My Webster's dictionary defines the word Home as "The place where one lives", but it seems to me that the contemporary definition would be a bit more nebulous. Is it family that makes up a Home? Is it a house or some other type of abode? Maybe it has to do with where you keep your prized possessions? Maybe Home really is just "where you hang your hat", but the definition of "Home" has been shifting for generations. Perhaps the word always has been an intensely personal one, but as our society has become increasingly transient, uniquely different meanings of the word continue to evolve. Yet regardless of definition, simply utter the word and the same sense of peace and comfort inevitably applies.

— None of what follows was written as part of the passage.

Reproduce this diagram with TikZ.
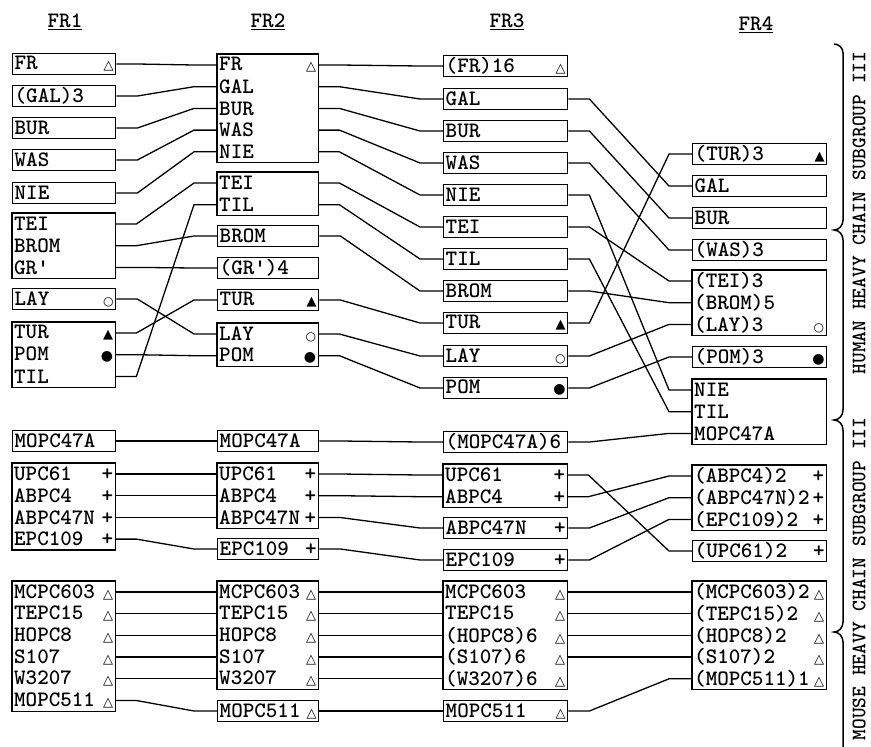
\documentclass[tikz,border=0pt]{standalone}
\usepackage{fontspec}
\usepackage{tikz}
\usetikzlibrary{positioning,fit,calc}
\newfontfamily\symf{DejaVu Sans}
\newcommand{\tw}{\ttfamily\bfseries}
\newcommand{\mk}[1]{\nobreak\hskip 0pt plus 1fill\relax#1}
\newcommand{\otri}{\mk{{\symf\fontsize{13}{13}\selectfont △}}}
\newcommand{\ftri}{\mk{{\symf\fontsize{13}{13}\selectfont ▲}}}
\newcommand{\ocir}{\mk{{\symf\fontsize{12}{12}\selectfont ○}}}
\newcommand{\fcir}{\mk{{\symf\fontsize{14}{14}\selectfont ●}}}
\newcommand{\pls}{\mk{+}}

\begin{document}
\begin{tikzpicture}[x=1pt, y=-1pt,
  row/.style={anchor=west, inner xsep=2pt, inner ysep=0pt, minimum height=21.3pt,
    font=\tw\fontsize{22}{22}\selectfont, align=left},
  c1/.style={row, text width=99pt}, c2/.style={row, text width=97pt},
  c3/.style={row, text width=120pt}, c4/.style={row, text width=130pt},
  cell/.style={draw, line width=1.4pt},
  grp/.style={draw, line width=1.4pt, inner sep=0pt},
  link/.style={line width=1.3pt,
    to path={-- ++(21,0) -- ($(\tikztotarget)+(-23,0)$) -- (\tikztotarget)}},
  hdr/.style={font=\tw\fontsize{22}{22}\selectfont},
  side/.style={rotate=90, font=\tw\fontsize{20.5}{20.5}\selectfont},
  brace/.style={line width=1.5pt}
]
\useasboundingbox (0,0) rectangle (871,747);

% column heads
\node[hdr] (hd1) at (65,22) {\underline{FR1}};
\node[hdr] (hd2) at (268,22) {\underline{FR2}};
\node[hdr] (hd3) at (507,22) {\underline{FR3}};
\node[hdr] (hd4) at (756,25) {\underline{FR4}};

% FR1
\node[c1, cell] (f1fr) at (12,64) {FR\otri};
\node[c1, cell] (f1gal) at (12,96) {(GAL)3};
\node[c1, cell] (f1bur) at (12,128) {BUR};
\node[c1, cell] (f1was) at (12,160) {WAS};
\node[c1, cell] (f1nie) at (12,193) {NIE};
\node[c1] (f1tei) at (12,224) {TEI};
\node[c1, below=0pt of f1tei] (f1brom) {BROM};
\node[c1, below=0pt of f1brom] (f1gr) {GR'};
\node[grp, fit=(f1tei)(f1gr)] (f1b1) {};
\node[c1, cell] (f1lay) at (12,299) {LAY\ocir};
\node[c1] (f1tur) at (12,333) {TUR\ftri};
\node[c1, below=0pt of f1tur] (f1pom) {POM\fcir};
\node[c1, below=0pt of f1pom] (f1til) {TIL};
\node[grp, fit=(f1tur)(f1til)] (f1b2) {};
\node[c1, cell] (f1mo47) at (12,441) {MOPC47A};
\node[c1] (f1upc) at (12,474) {UPC61\pls};
\node[c1, below=0pt of f1upc] (f1abpc4) {ABPC4\pls};
\node[c1, below=0pt of f1abpc4] (f1abpcn) {ABPC47N\pls};
\node[c1, below=0pt of f1abpcn] (f1epc) {EPC109\pls};
\node[grp, fit=(f1upc)(f1epc)] (f1b3) {};
\node[c1] (f1mcpc) at (12,592) {MCPC603\otri};
\node[c1, below=0pt of f1mcpc] (f1tepc) {TEPC15\otri};
\node[c1, below=0pt of f1tepc] (f1hopc) {HOPC8\otri};
\node[c1, below=0pt of f1hopc] (f1s107) {S107\otri};
\node[c1, below=0pt of f1s107] (f1w3207) {W3207\otri};
\node[c1, below=0pt of f1w3207] (f1mo511) {MOPC511\otri};
\node[grp, fit=(f1mcpc)(f1mo511)] (f1b4) {};

% FR2
\node[c2] (f2fr) at (217,65) {FR\otri};
\node[c2, below=0pt of f2fr] (f2gal) {GAL};
\node[c2, below=0pt of f2gal] (f2bur) {BUR};
\node[c2, below=0pt of f2bur] (f2was) {WAS};
\node[c2, below=0pt of f2was] (f2nie) {NIE};
\node[grp, fit=(f2fr)(f2nie)] (f2b1) {};
\node[c2] (f2tei) at (217,183) {TEI};
\node[c2, below=0pt of f2tei] (f2til) {TIL};
\node[grp, fit=(f2tei)(f2til)] (f2b2) {};
\node[c2, cell] (f2brom) at (217,236) {BROM};
\node[c2, cell] (f2gr) at (217,268) {(GR')4};
\node[c2, cell] (f2tur) at (217,300) {TUR\ftri};
\node[c2] (f2lay) at (217,334) {LAY\ocir};
\node[c2, below=0pt of f2lay] (f2pom) {POM\fcir};
\node[grp, fit=(f2lay)(f2pom)] (f2b3) {};
\node[c2, cell] (f2mo47) at (217,441) {MOPC47A};
\node[c2] (f2upc) at (217,474) {UPC61\pls};
\node[c2, below=0pt of f2upc] (f2abpc4) {ABPC4\pls};
\node[c2, below=0pt of f2abpc4] (f2abpcn) {ABPC47N\pls};
\node[grp, fit=(f2upc)(f2abpcn)] (f2b4) {};
\node[c2, cell] (f2epc) at (217,549) {EPC109\pls};
\node[c2] (f2mcpc) at (217,592) {MCPC603\otri};
\node[c2, below=0pt of f2mcpc] (f2tepc) {TEPC15\otri};
\node[c2, below=0pt of f2tepc] (f2hopc) {HOPC8\otri};
\node[c2, below=0pt of f2hopc] (f2s107) {S107\otri};
\node[c2, below=0pt of f2s107] (f2w3207) {W3207\otri};
\node[grp, fit=(f2mcpc)(f2w3207)] (f2b5) {};
\node[c2, cell] (f2mo511) at (217,711) {MOPC511\otri};

% FR3
\node[c3, cell] (f3fr) at (443,66) {(FR)16\otri};
\node[c3, cell] (f3gal) at (443,99) {GAL};
\node[c3, cell] (f3bur) at (443,131) {BUR};
\node[c3, cell] (f3was) at (443,163) {WAS};
\node[c3, cell] (f3nie) at (443,195) {NIE};
\node[c3, cell] (f3tei) at (443,227) {TEI};
\node[c3, cell] (f3til) at (443,259) {TIL};
\node[c3, cell] (f3brom) at (443,291) {BROM};
\node[c3, cell] (f3tur) at (443,323) {TUR\ftri};
\node[c3, cell] (f3lay) at (443,356) {LAY\ocir};
\node[c3, cell] (f3pom) at (443,388) {POM\fcir};
\node[c3, cell] (f3mo47) at (443,442) {(MOPC47A)6};
\node[c3] (f3upc) at (443,475) {UPC61\pls};
\node[c3, below=0pt of f3upc] (f3abpc4) {ABPC4\pls};
\node[grp, fit=(f3upc)(f3abpc4)] (f3b1) {};
\node[c3, cell] (f3abpcn) at (443,528) {ABPC47N\pls};
\node[c3, cell] (f3epc) at (443,560) {EPC109\pls};
\node[c3] (f3mcpc) at (443,592) {MCPC603\otri};
\node[c3, below=0pt of f3mcpc] (f3tepc) {TEPC15\otri};
\node[c3, below=0pt of f3tepc] (f3hopc) {(HOPC8)6\otri};
\node[c3, below=0pt of f3hopc] (f3s107) {(S107)6\otri};
\node[c3, below=0pt of f3s107] (f3w3207) {(W3207)6\otri};
\node[grp, fit=(f3mcpc)(f3w3207)] (f3b2) {};
\node[c3, cell] (f3mo511) at (443,711) {MOPC511\otri};

% FR4
\node[c4, cell] (f4tur) at (692,154) {(TUR)3\ftri};
\node[c4, cell] (f4gal) at (692,186) {GAL};
\node[c4, cell] (f4bur) at (692,218) {BUR};
\node[c4, cell] (f4was) at (692,250) {(WAS)3};
\node[c4] (f4tei) at (692,281) {(TEI)3};
\node[c4, below=0pt of f4tei] (f4brom) {(BROM)5};
\node[c4, below=0pt of f4brom] (f4lay) {(LAY)3\ocir};
\node[grp, fit=(f4tei)(f4lay)] (f4b1) {};
\node[c4, cell] (f4pom) at (692,357) {(POM)3\fcir};
\node[c4] (f4nie) at (692,390) {NIE};
\node[c4, below=0pt of f4nie] (f4til) {TIL};
\node[c4, below=0pt of f4til] (f4mo47) {MOPC47A};
\node[grp, fit=(f4nie)(f4mo47)] (f4b2) {};
\node[c4] (f4abpc4) at (692,476) {(ABPC4)2\pls};
\node[c4, below=0pt of f4abpc4] (f4abpcn) {(ABPC47N)2\pls};
\node[c4, below=0pt of f4abpcn] (f4epc) {(EPC109)2\pls};
\node[grp, fit=(f4abpc4)(f4epc)] (f4b3) {};
\node[c4, cell] (f4upc) at (692,551) {(UPC61)2\pls};
\node[c4] (f4mcpc) at (692,592) {(MCPC603)2\otri};
\node[c4, below=0pt of f4mcpc] (f4tepc) {(TEPC15)2\otri};
\node[c4, below=0pt of f4tepc] (f4hopc) {(HOPC8)2\otri};
\node[c4, below=0pt of f4hopc] (f4s107) {(S107)2\otri};
\node[c4, below=0pt of f4s107] (f4mo511) {(MOPC511)1\otri};
\node[grp, fit=(f4mcpc)(f4mo511)] (f4b4) {};

% connectors
\foreach \a in {fr,gal,bur,was,nie,tei,brom,gr,lay,tur,pom,til,mo47,upc,abpc4,abpcn,epc,mcpc,tepc,hopc,s107,w3207,mo511}
  \draw[link] (f1\a.east) to (f2\a.west);
\foreach \a in {fr,gal,bur,was,nie,tei,til,brom,tur,lay,pom,mo47,upc,abpc4,abpcn,epc,mcpc,tepc,hopc,s107,w3207,mo511}
  \draw[link] (f2\a.east) to (f3\a.west);
\foreach \a in {gal,bur,was,nie,tei,til,brom,tur,lay,pom,mo47,upc,abpc4,abpcn,epc,mcpc,tepc,hopc,s107,mo511}
  \draw[link] (f3\a.east) to (f4\a.west);

% braces and group names
\draw[brace] (834,44) to[out=0,in=90] (843,53) -- (843,220) to[out=-90,in=0] (834,230)
  to[out=0,in=90] (843,240) -- (843,410) to[out=-90,in=0] (834,420)
  to[out=0,in=90] (843,430) -- (843,622) to[out=-90,in=0] (834,632)
  to[out=0,in=90] (843,642) -- (843,747);
\node[side] (hum) at (859,213) {HUMAN HEAVY CHAIN SUBGROUP III};
\node[side] (mou) at (859,579) {MOUSE HEAVY CHAIN SUBGROUP III};
\end{tikzpicture}
\end{document}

Though there are many who still cherish the comfort of a home they've known for a lifetime, there are just as many on the move, intrigued by exploration or transplanted by employment. On our recent journey, a young Russian woman served us breakfast in Jackson Hole, Wyoming and at our breakfast stop in Casper a delightfully effusive waitress regaled us with her tale of moving to Wyoming via Florida. At a coffee shop in Cheyenne our friendly barista was from Orange County, California and in Bozeman, Montana our hotel clerk was from Dusseldorf, Germany. Never able to resist a used book store we also stopped at The Used Book Barn in Bozeman. The owner told us that seven years prior, he and his wife moved to this town that they are now happy to call Home after living in Las Vegas for fifty years. I find it interesting that not only do we each have our own unique sense of Home, but who's to say when that definition might change?

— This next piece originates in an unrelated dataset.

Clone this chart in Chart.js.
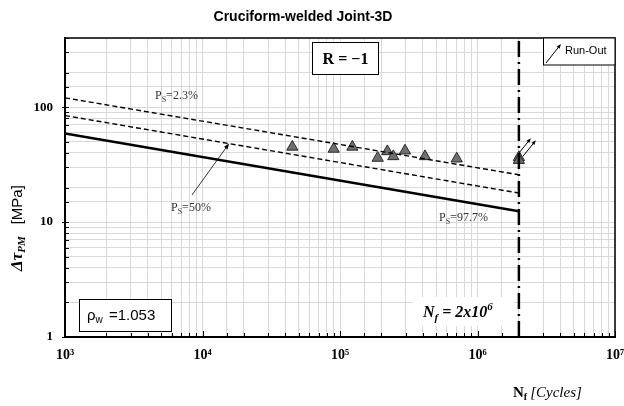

For me, Home means a couple of things; it just depends on how I say it. If I say I'm going "Back Home", it's understood that I mean Kentucky. If the adage "Home is Where the Heart is" ever needed a further explanation, this would be my personal attempt. Kentucky is where I grew up and where my early memories reside. It is also where my parents and my family still live, a place where I know I will always be loved and welcome. When I speak generally and simply say "I'm going Home", it is understood that I mean home in Entiat. Entiat is where I currently live with my husband and my dogs. It's where I am comfortable enough to let my hair down and put my feet up. And yes, it is where I keep the things that bring me contentment, my comfy bed and pillow, my photographs, my many books…

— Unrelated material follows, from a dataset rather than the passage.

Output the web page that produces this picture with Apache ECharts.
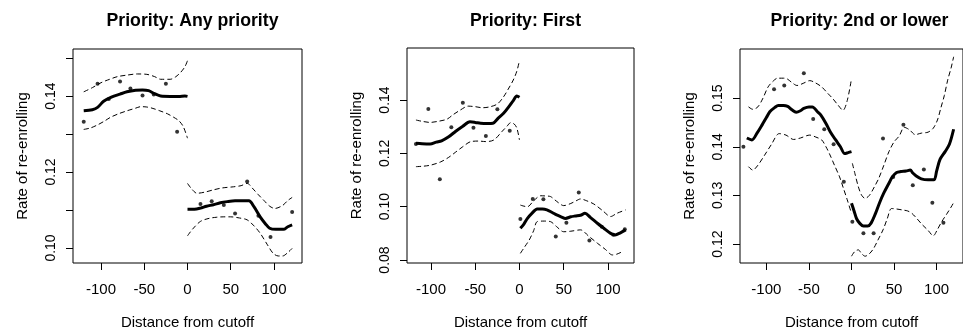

At the risk of wandering too far into the quixotic, my favorite way to illustrate the word Home comes from an Emily Dickinson quote, "Where though art, that is home." I've been fortunate to find a spouse who agrees that Home is ultimately any environment that enables us to be fully ourselves and happy together. Isn't that really what we all strive for after all? A place to lay our heads while on our personal trek toward the Pursuit of Happiness?

I've moved quite a bit in my life and I do love to travel, but sitting here at this moment with my feet in my comfy slippers, my dogs curled up in little balls silently sleeping and my husband across the room reading, I realize that I know a secret. It's the one that Dorothy knew all along, but didn't realize until she clicked her heels together. Regardless of definition, wherever I roam, there's no place like home.